Headshot of Associate Professor Pranav Jani

Jani’s project, 1857 and the Anticolonial Imagination: Militancy, Nationalism and the Specter of Hindutva, “discusses anticolonial militancy in British India, examining how it intersects with gender and caste politics, Gandhism and Hindu nationalism.” In his manuscript, Jani investigates “portrayals of the 1857 Rebellion in various texts and media, from the 19th century to the 21st, to examine how Indians/South Asians have imagined the abolition of the British Empire and the tensions and unevenness in the process.” Working with the GAHDT facilitators Professor Wendy S. Hesford and Professor Treva Lindsey, along with fellow scholars on the topic of freedom dreams “situate[s] my topic of anticolonial militancy in India and South Asia within contemporary discussions of abolition, especially as developed within the context of the Black Lives Matter movement. There is a long history of thought and discussion on militancy and revolution, but very often it is siloed by topic and field. I look forward to enriching conversations across fields, geographical spaces, and disciplines.” The theme of Freedom Dreams aptly suits Jani’s academic work and community activism: “I appreciate that the emphasis is not only on analyzing and fighting systems of oppression and exploitation but doing it from the perspective that they can be eradicated, that we can imagine and bring into being futures that bring about freedom and liberation.  Whether as a scholar studying the literatures, speeches and histories of colonized and minoritized peoples or as an activist and organizer, I always look at not only what needs to be torn down, but how they/we imagine what gets put in its place.”  

Ryan Friedman

Friedman’s project, Holding Their Own: African American Musical Specialties in U.S. Cinema, focuses on “the phenomenon of African American musical ‘specialty numbers’ in both Hollywood and Black-independent films from the 1930s and 40s. [These] ‘specialties’ are non-narrative scenes in which star musical artists (singers, dancers or instrumentalists) appear as themselves, playing to an onscreen audience.” Specifically, Friedman is interested in the “productively disruptive effects of Black specialty numbers within both of these cinematic contexts and in how they afford opportunities for self-affirming performances, despite seeming to relegate African American artists to a marginal space.” He views “the cinematic convention of the specialty as a site of freedom dreaming for Black artists and audiences alike. The artists who featured in film specialties were often categorized as ‘eccentric’ performers […] and they therefore participate in a tradition that performance theorist Daphne Brooks has characterized as working from an ‘off-center’ (the literal meaning of eccentric) position relative to the dominant culture, in order to ‘enact their own “freedom dreams.”’”  
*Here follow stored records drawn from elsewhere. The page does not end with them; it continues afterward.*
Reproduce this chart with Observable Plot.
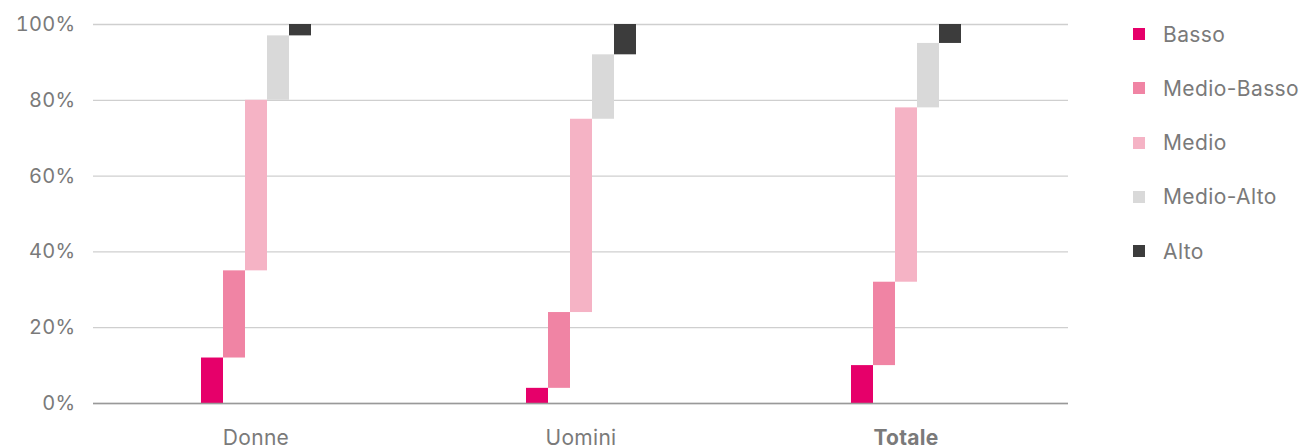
<!DOCTYPE html>
<html>
<head>
<meta charset="utf-8">
<script src="https://cdn.jsdelivr.net/npm/d3@7"></script>
<script src="https://cdn.jsdelivr.net/npm/@observablehq/plot@0.6"></script>
<style>
  body { margin: 0; background: #fff; }
  #wrap { position: relative; width: 1302px; height: 448px; overflow: hidden; font-family: Inter, "Noto Sans", sans-serif; }
  #legend { position: absolute; left: 1133px; top: 7px; }
  .item { display: flex; align-items: center; height: 54.25px; }
  .sw { width: 12px; height: 12px; margin-right: 18px; }
  .lb { font-size: 21px; letter-spacing: 0.4px; color: #7a7a7a; white-space: nowrap; }
  svg text { letter-spacing: 0.3px; }
</style>
</head>
<body>
<div id="wrap"><div id="legend"></div></div>
<script>
const groups = ["Donne", "Uomini", "Totale"];
const emphasized = "Totale";
const levels = ["Basso", "Medio-Basso", "Medio", "Medio-Alto", "Alto"];
const colors = ["#e6006a", "#f084a4", "#f5b3c5", "#d9d9d9", "#3c3c3c"];
const donne = [12, 23, 45, 17, 3];
const uomini = [4, 20, 51, 17, 8];
const totale = [10, 22, 46, 17, 5];
const yTicks = [0, 20, 40, 60, 80, 100];

const series = { Donne: donne, Uomini: uomini, Totale: totale };
const data = [];
for (const g of groups) {
  let acc = 0;
  series[g].forEach((v, i) => {
    data.push({ group: g, level: levels[i], y1: acc, y2: acc + v });
    acc += v;
  });
}

const textColor = "#7a7a7a";
const font = "Inter, 'Noto Sans', sans-serif";

const chart = Plot.plot({
  width: 1302,
  height: 448,
  marginLeft: 92,
  marginRight: 234,
  marginTop: 24,
  marginBottom: 45,
  style: { fontFamily: font, background: "transparent" },
  fx: { domain: groups, padding: 0, axis: null, label: null },
  x: { domain: levels, paddingInner: 0, paddingOuter: 4.57, axis: null },
  y: { domain: [0, 100], axis: null },
  color: { domain: levels, range: colors },
  marks: [
    Plot.gridY(yTicks, { stroke: "#cfcfcf", strokeOpacity: 1, strokeWidth: 1.3 }),
    Plot.axisY(yTicks, {
      tickSize: 0, tickPadding: 18, fontSize: 20, fill: textColor,
      tickFormat: d => d + "%", label: null
    }),
    Plot.barY(data, { fx: "group", x: "level", y1: "y1", y2: "y2", fill: "level" }),
    Plot.ruleY([0], { stroke: "#999", strokeWidth: 1.6 }),
    Plot.text(groups.filter(g => g !== emphasized), {
      fx: d => d, text: d => d, frameAnchor: "bottom", dy: 41,
      fontSize: 21, fill: textColor
    }),
    Plot.text([emphasized], {
      fx: d => d, text: d => d, frameAnchor: "bottom", dy: 41,
      fontSize: 21, fontWeight: "bold", fill: textColor
    })
  ]
});
document.getElementById("wrap").prepend(chart);

const legend = document.getElementById("legend");
levels.forEach((l, i) => {
  const item = document.createElement("div");
  item.className = "item";
  const sw = document.createElement("div");
  sw.className = "sw";
  sw.style.background = colors[i];
  const lb = document.createElement("span");
  lb.className = "lb";
  lb.textContent = l;
  item.append(sw, lb);
  legend.append(item);
});
</script>
</body>
</html>
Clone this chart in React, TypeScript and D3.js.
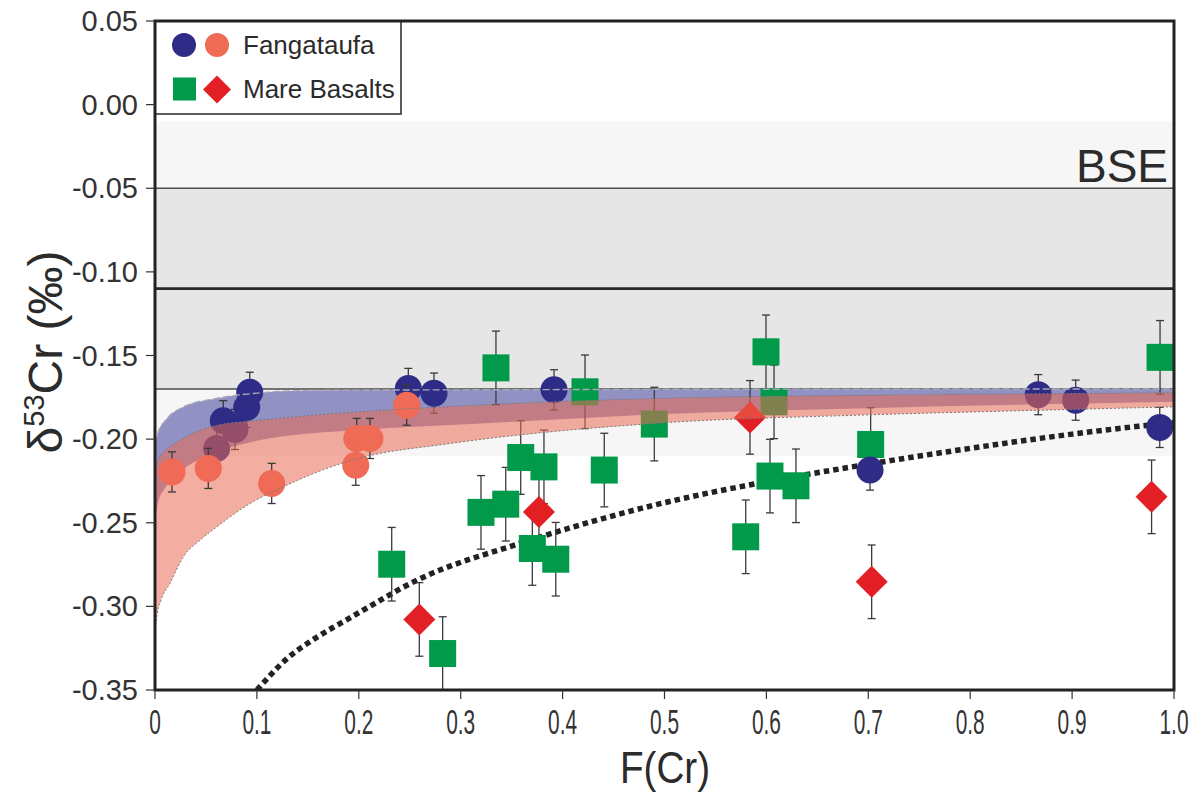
import React from "react";
import * as d3 from "d3";

// ---- axis ticks ----
const xTickValues = [0, 0.1, 0.2, 0.3, 0.4, 0.5, 0.6, 0.7, 0.8, 0.9, 1.0];
const xTickLabels = ["0", "0.1", "0.2", "0.3", "0.4", "0.5", "0.6", "0.7", "0.8", "0.9", "1.0"];
const yTickValues = [0.05, 0, -0.05, -0.1, -0.15, -0.2, -0.25, -0.3, -0.35];
const yTickLabels = ["0.05", "0.00", "-0.05", "-0.10", "-0.15", "-0.20", "-0.25", "-0.30", "-0.35"];

// ---- BSE reference band (mean, inner and outer range) ----
const bseMean = -0.11;
const bseInner = [-0.05, -0.17];
const bseOuter = [-0.01, -0.21];

// ---- Fangataufa samples: [F(Cr), d53Cr, 2sd] ----
const fangataufaBlue: [number, number, number][] = [
  [0.067, -0.189, 0.012],
  [0.0605, -0.2056, 0.012],
  [0.0785, -0.1942, 0.012],
  [0.09, -0.181, 0.012],
  [0.093, -0.172, 0.012],
  [0.2486, -0.1697, 0.012],
  [0.2738, -0.1725, 0.012],
  [0.3916, -0.1705, 0.012],
  [0.7017, -0.2185, 0.012],
  [0.8668, -0.1734, 0.012],
  [0.9035, -0.1767, 0.012],
  [0.986, -0.193, 0.012],
];
const fangataufaRed: [number, number, number][] = [
  [0.0167, -0.2196, 0.012],
  [0.0523, -0.2175, 0.012],
  [0.1145, -0.2265, 0.012],
  [0.197, -0.2156, 0.012],
  [0.198, -0.1996, 0.012],
  [0.211, -0.1996, 0.012],
  [0.247, -0.1797, 0.012],
];

// ---- Mare basalts: [F(Cr), d53Cr, 2sd] ----
const mareSquares: [number, number, number][] = [
  [0.2323, -0.2748, 0.022],
  [0.2823, -0.3282, 0.022],
  [0.3199, -0.2438, 0.022],
  [0.3346, -0.1574, 0.022],
  [0.3442, -0.2389, 0.022],
  [0.3589, -0.211, 0.022],
  [0.3703, -0.2654, 0.022],
  [0.3817, -0.2166, 0.022],
  [0.3933, -0.2718, 0.022],
  [0.422, -0.1717, 0.022],
  [0.4409, -0.2185, 0.022],
  [0.49, -0.191, 0.022],
  [0.5797, -0.2584, 0.022],
  [0.5996, -0.1478, 0.022],
  [0.6035, -0.2221, 0.022],
  [0.6075, -0.1777, 0.022],
  [0.629, -0.2279, 0.022],
  [0.7023, -0.2032, 0.022],
  [0.9863, -0.1511, 0.022],
];
const mareDiamonds: [number, number, number][] = [
  [0.2594, -0.3078, 0.022],
  [0.3768, -0.2435, 0.022],
  [0.5839, -0.187, 0.022],
  [0.7033, -0.2853, 0.022],
  [0.978, -0.2345, 0.022],
];

// ---- model envelopes: [F(Cr), upper, lower] ----
const blueEnvelope: [number, number, number][] = [
  [0.0, -0.203, -0.25],
  [0.003, -0.196, -0.238],
  [0.01, -0.189, -0.229],
  [0.028, -0.1807, -0.218],
  [0.06, -0.1757, -0.208],
  [0.1, -0.1725, -0.201],
  [0.13, -0.1712, -0.198],
  [0.2, -0.1707, -0.1945],
  [0.32, -0.1705, -0.1906],
  [0.515, -0.1702, -0.1847],
  [0.7, -0.1701, -0.1815],
  [1.0, -0.17, -0.1777],
];
const salmonEnvelope: [number, number, number][] = [
  [0.0, -0.219, -0.316],
  [0.002, -0.214, -0.305],
  [0.006, -0.2095, -0.296],
  [0.0147, -0.2045, -0.2863],
  [0.0278, -0.1995, -0.2704],
  [0.045, -0.1945, -0.26],
  [0.0605, -0.1918, -0.2525],
  [0.0932, -0.1893, -0.2385],
  [0.126, -0.1873, -0.2285],
  [0.16, -0.1855, -0.2195],
  [0.2, -0.1837, -0.2115],
  [0.29, -0.1805, -0.2026],
  [0.49, -0.1757, -0.1906],
  [0.7, -0.1738, -0.1855],
  [0.85, -0.173, -0.183],
  [1.0, -0.1723, -0.1807],
];

// ---- dotted model trend: [F(Cr), d53Cr] ----
const dottedTrend: [number, number][] = [
  [0.1, -0.35],
  [0.13, -0.331],
  [0.16, -0.318],
  [0.191, -0.307],
  [0.26, -0.2835],
  [0.36, -0.262],
  [0.5, -0.238],
  [0.6, -0.2255],
  [0.7, -0.215],
  [0.8, -0.2055],
  [0.9, -0.197],
  [1.0, -0.19],
];

const W = 1202;
const H = 795;
const X0 = 155;
const X1 = 1174;
const Y0 = 21;
const Y1 = 690;

const NAVY = "#2e2c86";
const SALMON = "#ef6b55";
const GREEN = "#009a4a";
const RED = "#e31f26";
const FONT = "'Liberation Sans', Arial, Helvetica, sans-serif";

export default function App() {
  const x = d3.scaleLinear().domain([0, 1]).range([X0, X1]);
  const y = d3.scaleLinear().domain([-0.35, 0.05]).range([Y1, Y0]);

  const area = d3
    .area<[number, number, number]>()
    .x((d) => x(d[0]))
    .y0((d) => y(d[2]))
    .y1((d) => y(d[1]))
    .curve(d3.curveMonotoneX);
  const upper = d3
    .line<[number, number, number]>()
    .x((d) => x(d[0]))
    .y((d) => y(d[1]))
    .curve(d3.curveMonotoneX);
  const lower = d3
    .line<[number, number, number]>()
    .x((d) => x(d[0]))
    .y((d) => y(d[2]))
    .curve(d3.curveMonotoneX);
  const trend = d3
    .line<[number, number]>()
    .x((d) => x(d[0]))
    .y((d) => y(d[1]))
    .curve(d3.curveMonotoneX);

  const errBar = (d: [number, number, number], key: string) => {
    const cx = x(d[0]);
    const top = y(d[1] + d[2]);
    const bot = y(d[1] - d[2]);
    return (
      <g key={key} stroke="#3a3a3a" strokeWidth={1.3}>
        <line x1={cx} x2={cx} y1={top} y2={bot} />
        <line x1={cx - 4} x2={cx + 4} y1={top} y2={top} />
        <line x1={cx - 4} x2={cx + 4} y1={bot} y2={bot} />
      </g>
    );
  };

  const sq = 27;
  const dm = 16;
  const r = 13.5;

  return (
    <svg
      width={W}
      height={H}
      style={{ position: "absolute", left: 0, top: 0, background: "#fff" }}
      fontFamily={FONT}
    >
      <defs>
        <clipPath id="plotClip">
          <rect x={X0} y={Y0} width={X1 - X0} height={Y1 - Y0} />
        </clipPath>
      </defs>

      {/* BSE bands */}
      <rect x={X0} width={X1 - X0} y={y(bseOuter[0])} height={y(bseOuter[1]) - y(bseOuter[0])} fill="#f6f6f6" />
      <rect x={X0} width={X1 - X0} y={y(bseInner[0])} height={y(bseInner[1]) - y(bseInner[0])} fill="#e6e6e6" />
      <line x1={X0} x2={X1} y1={y(bseInner[0])} y2={y(bseInner[0])} stroke="#4a4a4a" strokeWidth={1.3} />
      <line x1={X0} x2={X1} y1={y(bseInner[1])} y2={y(bseInner[1])} stroke="#4a4a4a" strokeWidth={1.5} />
      <line x1={X0} x2={X1} y1={y(bseMean)} y2={y(bseMean)} stroke="#2a2a2a" strokeWidth={2.6} />
      <text x={1168} y={182} fontSize={46} textAnchor="end" fill="#2b2b2b">BSE</text>

      <g clipPath="url(#plotClip)">
        {/* blue model envelope */}
        <path d={area(blueEnvelope) || ""} fill="#9191c4" />

        {/* dotted trend */}
        <path d={trend(dottedTrend) || ""} fill="none" stroke="#222" strokeWidth={5.5} strokeDasharray="5.5,4" />

        {/* error bars */}
        {mareSquares.map((d, i) => errBar(d, "es" + i))}
        {mareDiamonds.map((d, i) => errBar(d, "ed" + i))}
        {fangataufaBlue.map((d, i) => errBar(d, "eb" + i))}

        {/* markers drawn beneath the salmon envelope */}
        {mareSquares.map((d, i) => (
          <rect key={"s" + i} x={x(d[0]) - sq / 2} y={y(d[1]) - sq / 2} width={sq} height={sq} fill={GREEN} />
        ))}
        {mareDiamonds.map((d, i) => (
          <path
            key={"d" + i}
            d={`M${x(d[0])},${y(d[1]) - dm}L${x(d[0]) + dm},${y(d[1])}L${x(d[0])},${y(d[1]) + dm}L${x(d[0]) - dm},${y(d[1])}Z`}
            fill={RED}
          />
        ))}
        {fangataufaBlue.map((d, i) => (
          <circle key={"b" + i} cx={x(d[0])} cy={y(d[1])} r={r} fill={NAVY} />
        ))}

        {/* salmon model envelope, translucent */}
        <path d={area(salmonEnvelope) || ""} fill="#eb6c53" fillOpacity={0.55} />

        {fangataufaRed.map((d, i) => errBar(d, "er" + i))}
        {fangataufaRed.map((d, i) => (
          <circle key={"r" + i} cx={x(d[0])} cy={y(d[1])} r={r} fill={SALMON} />
        ))}

        {/* envelope outlines */}
        <path d={upper(blueEnvelope) || ""} fill="none" stroke="#a8a8b8" strokeWidth={1.4} strokeDasharray="7,3" />
        <path d={upper(salmonEnvelope) || ""} fill="none" stroke="#7a7a7a" strokeWidth={1} strokeDasharray="2,2" />
        <path d={lower(salmonEnvelope) || ""} fill="none" stroke="#7a7a7a" strokeWidth={1} strokeDasharray="2,2" />
      </g>

      {/* legend */}
      <rect x={X0} y={Y0} width={246} height={93} fill="#fff" stroke="#333" strokeWidth={1.6} />
      <circle cx={184} cy={45} r={12} fill={NAVY} />
      <circle cx={217} cy={45} r={12} fill={SALMON} />
      <text x={243} y={54} fontSize={26} fill="#2b2b2b">Fangataufa</text>
      <rect x={173} y={77.5} width={23} height={23} fill={GREEN} />
      <path d="M217,75.5L231,89.5L217,103.5L203,89.5Z" fill={RED} />
      <text x={243} y={98} fontSize={26} fill="#2b2b2b">Mare Basalts</text>

      {/* frame */}
      <rect x={X0} y={Y0} width={X1 - X0} height={Y1 - Y0} fill="none" stroke="#222" strokeWidth={3} />

      {/* y axis ticks */}
      {yTickValues.map((v, i) => (
        <g key={"yt" + i}>
          <line x1={X0 - 9} x2={X0} y1={y(v)} y2={y(v)} stroke="#333" strokeWidth={1.2} />
          <text x={138} y={y(v) + 10} fontSize={29} textAnchor="end" fill="#333">
            {yTickLabels[i]}
          </text>
        </g>
      ))}

      {/* x axis ticks */}
      {xTickValues.map((v, i) => (
        <g key={"xt" + i}>
          <line x1={x(v)} x2={x(v)} y1={Y1} y2={Y1 + 9} stroke="#333" strokeWidth={1.2} />
          <text
            transform={`translate(${x(v)},${734}) scale(0.58,1)`}
            fontSize={36}
            textAnchor="middle"
            fill="#333"
          >
            {xTickLabels[i]}
          </text>
        </g>
      ))}

      {/* axis titles */}
      <text transform={`translate(665,783) scale(0.86,1)`} fontSize={45} textAnchor="middle" fill="#2b2b2b">
        F(Cr)
      </text>
      <text transform="translate(62,352) rotate(-90)" fontSize={48} textAnchor="middle" fill="#2b2b2b">
        δ<tspan fontSize={29} dy={-18}>53</tspan>
        <tspan dy={18}>Cr (‰)</tspan>
      </text>
    </svg>
  );
}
During his fellowship, Friedman looks forward to expanding the archival research the project requires: “I am looking at a wide range of materials where the history of these films production, distribution and reception are documented, from African American weekly newspapers to studio files, to film-industry periodicals. More importantly, [this fellowship] provides me with a great opportunity to learn from the other scholars in the cohort, [who] research related topics but in a variety of other fields of study and employing other theories and methodologies with which I am eager to engage.” His hope with the project is to prompt readers to revisit the films he discusses and to consider them in new contexts. “By shifting how we think about the workings of artistic and social agency in studying the history of these films, a more complex and potentially empowering picture emerges.”